Pensions Aren’t the Only Way to a Secure Retirement
Americans are increasingly concerned that it’s harder to secure the things that once represented economic progress and achievement — homeownership, a college education, a well-paying job and a decent retirement. This economic uncertainty is making many feel left out and left behind. People are casting a wide net for solutions, and policymakers should be ready with big, creative, new ideas.
One place for leaders in the public and private sectors to start is by fixing a problem we have solutions for: retirement insecurity. For decades, our nation has emphasized the importance of saving for retirement. But we’ve lost focus on an equally critical part of the equation: turning a lifetime of savings into lifelong retirement income.

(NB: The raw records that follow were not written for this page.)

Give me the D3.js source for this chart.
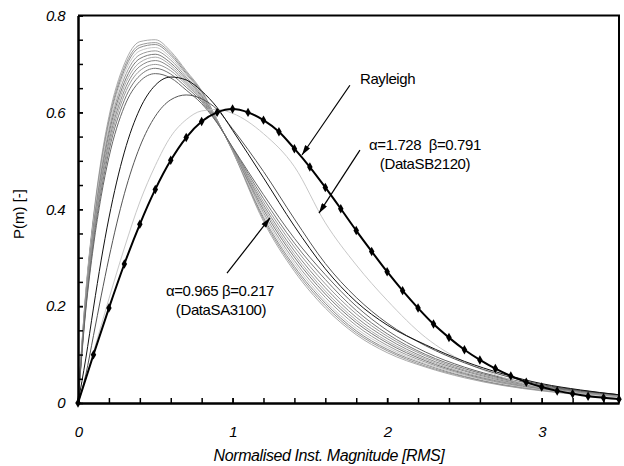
<!DOCTYPE html>
<html>
<head>
<meta charset="utf-8">
<script src="https://cdn.jsdelivr.net/npm/d3@7"></script>
<style>
body { margin: 0; background: #fff; }
svg text { font-family: "Liberation Sans", Arial, sans-serif; fill: #000; }
</style>
</head>
<body>
<svg id="chart"></svg>
<script>
var svgWidth = 624;
var svgHeight = 466;

var margin = {top: 15.5, right: 5, bottom: 63, left: 78};

// x positions shared by the measured curves
var xGrid = [0, 0.05, 0.1, 0.15, 0.2, 0.3, 0.4, 0.5, 0.6, 0.7, 0.8, 0.9, 1.0, 1.2, 1.4, 1.6, 1.8, 2.0, 2.25, 2.5, 2.75, 3.0, 3.25, 3.5];

// grey bundle of measured distributions (highest peak first)
var clusterSeries = [
  [0, .228, .385, .503, .591, .700, .746, .750, .726, .686, .645, .585, .520, .375, .272, .196, .141, .104, .074, .052, .036, .025, .017, .011],
  [0, .225, .380, .497, .584, .693, .739, .744, .722, .683, .643, .584, .521, .379, .277, .201, .145, .108, .076, .054, .037, .026, .018, .011],
  [0, .222, .376, .492, .578, .687, .734, .740, .718, .680, .641, .584, .521, .383, .282, .206, .149, .111, .079, .055, .038, .027, .018, .012],
  [0, .219, .371, .486, .572, .680, .727, .734, .713, .677, .639, .583, .522, .388, .288, .211, .154, .115, .081, .057, .040, .028, .019, .012],
  [0, .215, .365, .478, .563, .671, .719, .727, .708, .673, .636, .583, .523, .393, .294, .218, .160, .119, .084, .059, .041, .029, .020, .013],
  [0, .212, .359, .470, .555, .662, .711, .720, .702, .669, .633, .582, .523, .399, .301, .225, .166, .124, .087, .061, .043, .030, .020, .014],
  [0, .208, .353, .463, .547, .654, .703, .714, .697, .665, .631, .581, .524, .404, .307, .231, .171, .128, .090, .063, .044, .031, .021, .014],
  [0, .204, .347, .456, .539, .645, .695, .707, .692, .661, .628, .581, .525, .409, .314, .238, .177, .133, .093, .066, .046, .032, .022, .015],
  [0, .200, .340, .448, .530, .636, .686, .699, .686, .657, .625, .580, .526, .415, .322, .246, .184, .138, .097, .068, .048, .033, .023, .015],
  [0, .196, .333, .438, .520, .625, .676, .691, .679, .652, .622, .579, .527, .422, .330, .255, .191, .143, .100, .071, .050, .034, .024, .016],
  [0, .190, .324, .427, .507, .612, .664, .680, .671, .646, .618, .578, .528, .430, .340, .265, .200, .150, .105, .074, .052, .036, .025, .017]
];
var clusterColors = ["#aaaaaa", "#999999", "#8c8c8c", "#c8c8c8", "#9a9a9a", "#7a7a7a", "#aaaaaa", "#888888", "#999999", "#777777", "#666666"];

var blackSeries = [0, .091, .196, .295, .382, .518, .607, .656, .673, .667, .644, .610, .563, .465, .365, .277, .209, .161, .120, .086, .060, .040, .027, .017];
var darkSeries = [0, .058, .139, .221, .299, .432, .529, .592, .626, .636, .628, .606, .566, .478, .380, .288, .218, .165, .118, .083, .057, .038, .026, .017];
var sb2120Series = [0, .050, .105, .160, .215, .320, .415, .490, .550, .585, .603, .606, .598, .556, .488, .372, .285, .212, .135, .085, .053, .032, .019, .011];

var rayleighX = [0, 0.1, 0.2, 0.3, 0.4, 0.5, 0.6, 0.7, 0.8, 0.9, 1.0, 1.1, 1.2, 1.3, 1.4, 1.5, 1.6, 1.7, 1.8, 1.9, 2.0, 2.1, 2.2, 2.3, 2.4, 2.5, 2.6, 2.7, 2.8, 2.9, 3.0, 3.1, 3.2, 3.3, 3.4, 3.5];
var rayleighY = [0, .0995, .196, .287, .369, .441, .501, .548, .581, .600, .607, .600, .584, .560, .525, .487, .445, .401, .356, .313, .271, .232, .196, .163, .135, .110, .089, .071, .056, .043, .033, .025, .019, .014, .011, .008];

var xMajor = [0, 1, 2, 3];
var xMinor = [0.2, 0.4, 0.6, 0.8, 1, 1.2, 1.4, 1.6, 1.8, 2, 2.2, 2.4, 2.6, 2.8, 3, 3.2, 3.4];
var yMajor = [0, 0.2, 0.4, 0.6, 0.8];
var yMinor = [0.05, 0.1, 0.15, 0.2, 0.25, 0.3, 0.35, 0.4, 0.45, 0.5, 0.55, 0.6, 0.65, 0.7, 0.75, 0.8];

var width = svgWidth - margin.left - margin.right;
var height = svgHeight - margin.top - margin.bottom;

var svg = d3.select("#chart")
            .attr("width", svgWidth)
            .attr("height", svgHeight);

var chart = svg.append("g").attr("transform", `translate(${margin.left}, ${margin.top})`);

var xScale = d3.scaleLinear().domain([0, 3.5]).range([0, width]);
var yScale = d3.scaleLinear().domain([0, 0.8]).range([height, 0]);

var line = d3.line()
             .x(d => xScale(d[0]))
             .y(d => yScale(d[1]))
             .curve(d3.curveMonotoneX);

function pairs(xs, ys) {
  return xs.map((x, i) => [x, ys[i]]);
}

// grey bundle
clusterSeries.forEach(function(s, i) {
  chart.append("path")
       .attr("d", line(pairs(xGrid, s)))
       .attr("fill", "none")
       .attr("stroke", clusterColors[i])
       .attr("stroke-width", 1);
});

chart.append("path")
     .attr("d", line(pairs(xGrid, sb2120Series)))
     .attr("fill", "none")
     .attr("stroke", "#c8c8c8")
     .attr("stroke-width", 1);

chart.append("path")
     .attr("d", line(pairs(xGrid, darkSeries)))
     .attr("fill", "none")
     .attr("stroke", "#555")
     .attr("stroke-width", 1);

chart.append("path")
     .attr("d", line(pairs(xGrid, blackSeries)))
     .attr("fill", "none")
     .attr("stroke", "#111")
     .attr("stroke-width", 1);

// Rayleigh
var rayleigh = pairs(rayleighX, rayleighY);
chart.append("path")
     .attr("d", line(rayleigh))
     .attr("fill", "none")
     .attr("stroke", "#000")
     .attr("stroke-width", 2);

chart.selectAll(".marker")
     .data(rayleigh)
     .enter()
     .append("path")
     .attr("class", "marker")
     .attr("d", d3.symbol(d3.symbolDiamond).size(26))
     .attr("transform", d => `translate(${xScale(d[0])},${yScale(d[1])})`)
     .attr("fill", "#000");

// axes, ticks pointing inwards
var xAxisMinor = d3.axisBottom(xScale).tickValues(xMinor).tickSize(-5).tickSizeOuter(0).tickFormat("");
var xAxis = d3.axisBottom(xScale).tickValues(xMajor).tickSize(-5).tickSizeOuter(0).tickPadding(23).tickFormat(d3.format("d"));
var yAxisMinor = d3.axisLeft(yScale).tickValues(yMinor).tickSize(-5).tickSizeOuter(0).tickFormat("");
var yAxis = d3.axisLeft(yScale).tickValues(yMajor).tickSize(-5).tickSizeOuter(0).tickPadding(13).tickFormat(d => d === 0 ? "0" : d3.format(".1f")(d));

[xAxisMinor, xAxis].forEach(function(a) {
  chart.append("g").attr("transform", `translate(0, ${height})`).call(a);
});
[yAxisMinor, yAxis].forEach(function(a) {
  chart.append("g").call(a);
});

chart.selectAll(".domain").attr("stroke-width", 2);
chart.selectAll(".tick line").attr("stroke-width", 1.5);
chart.selectAll(".tick text")
     .attr("font-size", 15)
     .attr("font-style", "italic")
     .attr("letter-spacing", -0.6);

// top and right frame
chart.append("path")
     .attr("d", `M0,0H${width}V${height}`)
     .attr("fill", "none")
     .attr("stroke", "#000")
     .attr("stroke-width", 2);

// axis titles
svg.append("text")
   .attr("x", 329)
   .attr("y", 461)
   .attr("text-anchor", "middle")
   .attr("font-size", 16)
   .attr("font-style", "italic")
   .attr("letter-spacing", -0.4)
   .text("Normalised Inst. Magnitude [RMS]");

svg.append("text")
   .attr("transform", "translate(24, 214) rotate(-90)")
   .attr("text-anchor", "middle")
   .attr("font-size", 15)
   .text("P(m) [-]");

// annotations
svg.append("defs").append("marker")
   .attr("id", "arrow")
   .attr("viewBox", "0 0 10 6")
   .attr("refX", 10)
   .attr("refY", 3)
   .attr("markerWidth", 11)
   .attr("markerHeight", 6)
   .attr("markerUnits", "userSpaceOnUse")
   .attr("orient", "auto")
   .append("path")
   .attr("d", "M0,0L10,3L0,6Z")
   .attr("fill", "#000");

var arrows = [
  {from: [1.759, 0.656], to: [1.449, 0.512]},
  {from: [1.824, 0.522], to: [1.559, 0.392]},
  {from: [0.964, 0.268], to: [1.242, 0.382]}
];
arrows.forEach(function(a) {
  chart.append("line")
       .attr("x1", xScale(a.from[0])).attr("y1", yScale(a.from[1]))
       .attr("x2", xScale(a.to[0])).attr("y2", yScale(a.to[1]))
       .attr("stroke", "#000")
       .attr("stroke-width", 1.2)
       .attr("marker-end", "url(#arrow)");
});

var notes = [
  {x: 360, y: 84, anchor: "start", text: "Rayleigh"},
  {x: 425, y: 150, anchor: "middle", text: "\u03B1=1.728  \u03B2=0.791"},
  {x: 425, y: 169, anchor: "middle", text: "(DataSB2120)"},
  {x: 220, y: 296, anchor: "middle", text: "\u03B1=0.965 \u03B2=0.217"},
  {x: 221, y: 315, anchor: "middle", text: "(DataSA3100)"}
];
notes.forEach(function(n) {
  svg.append("text")
     .attr("x", n.x)
     .attr("y", n.y)
     .attr("text-anchor", n.anchor)
     .attr("font-size", 15)
     .attr("letter-spacing", -0.4)
     .style("white-space", "pre")
     .text(n.text);
});
</script>
</body>
</html>
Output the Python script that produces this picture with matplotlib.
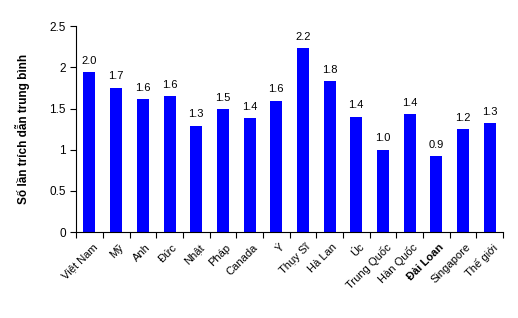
import numpy as np
import matplotlib
matplotlib.use("Agg")
import matplotlib.pyplot as plt

plt.rcParams['font.family'] = ['Liberation Sans', 'DejaVu Sans']

countries = ["Việt Nam", "Mỹ", "Anh", "Đức", "Nhật", "Pháp", "Canada", "Ý",
             "Thụy Sĩ", "Hà Lan", "Úc", "Trung Quốc", "Hàn Quốc", "Đài Loan",
             "Singapore", "Thế giới"]
values = [1.94, 1.75, 1.61, 1.65, 1.29, 1.49, 1.38, 1.59,
          2.23, 1.83, 1.40, 1.00, 1.43, 0.92, 1.25, 1.32]
value_labels = ["2.0", "1.7", "1.6", "1.6", "1.3", "1.5", "1.4", "1.6",
                "2.2", "1.8", "1.4", "1.0", "1.4", "0.9", "1.2", "1.3"]

fig = plt.figure(figsize=(5.18, 3.18), dpi=100)
ax = fig.add_axes([0.147, 0.270, 0.824, 0.648])

x = np.arange(len(countries))
ax.bar(x, values, width=0.45, color="#0000FF")

for xi, v, lab in zip(x, values, value_labels):
    ax.text(xi, v + 0.08, lab, ha="center", va="bottom", fontsize=8)

ax.set_xlim(-0.5, len(countries) - 0.5)
ax.set_ylim(0, 2.5)
ax.set_yticks([0, 0.5, 1, 1.5, 2, 2.5])
ax.set_yticklabels(["0", "0.5", "1", "1.5", "2", "2.5"], fontsize=8.5)
ax.set_xticks(np.arange(len(countries) + 1) - 0.5)
ax.set_xticklabels([])
ax.tick_params(axis="x", direction="out", length=4)
ax.tick_params(axis="y", direction="out", length=4)

for xi, name in zip(x, countries):
    ax.text(xi + 0.1, -0.12, name, rotation=45, ha="right", va="top",
            rotation_mode="anchor", fontsize=8,
            fontweight="bold" if name == "Đài Loan" else "normal",
            transform=ax.transData)

ax.spines["top"].set_visible(False)
ax.spines["right"].set_visible(False)
ax.set_ylabel("Số lần trích dẫn trung bình", fontsize=8.5, fontweight="bold", labelpad=14)

fig.savefig("out.png", dpi=100)
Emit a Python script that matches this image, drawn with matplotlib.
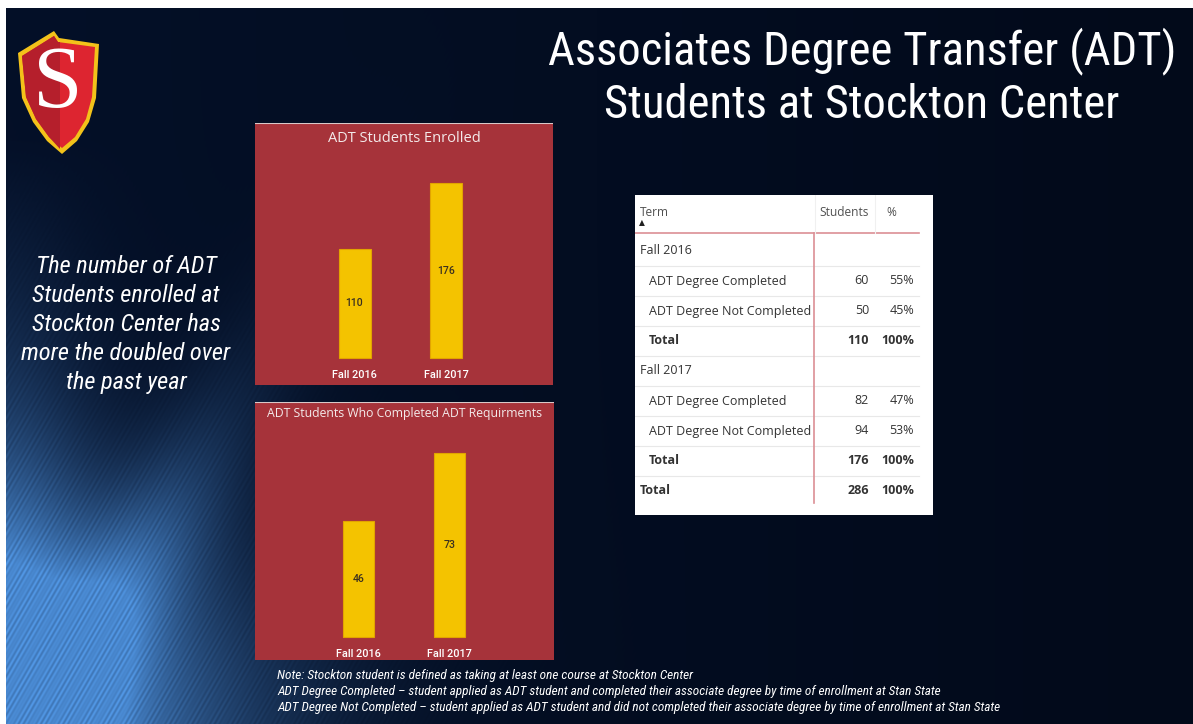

Many Americans retire without knowing how long they will live or how long their savings will really last. Even people with generous retirement plans at large companies often don’t have the security that comes with knowing they’ll have a monthly income that will last the rest of their lives. As a result, about 45 percent of American households will run short of money in retirement, according to a projection from Morningstar, an investment research firm. Americans urgently need to put secure lifetime income back at the center of retirement planning.
This is a personal issue for me. Soon after I graduated from college, I had to tell my father that he wouldn’t have enough money to retire when he wanted to. He had worked hard all his life in a warehouse and always provided for our family. He had access to a 401(k), but he never thought it was for workers like him, so he didn’t contribute to it. His pension and Social Security wouldn’t support the retirement he hoped for. That was a hard conversation, and it’s one American families are having every day.
Pensions, which provide guaranteed monthly income in retirement, used to be common for American workers; in the mid-1970s, about 70 percent of private-sector employees participating in a retirement plan had pensions. They offered security for those workers but were expensive for companies and could leave out people who didn’t spend the bulk of their careers with one employer. In 2022 only about 11 percent of private-sector workers had access to a pension.
Social Security is the only form of guaranteed income most Americans have access to. Reinforcing the program will be crucial for future retirees, but even a fully solvent Social Security won’t provide the retirement security Americans need. It provides only about 40 percent of the average worker’s preretirement earnings.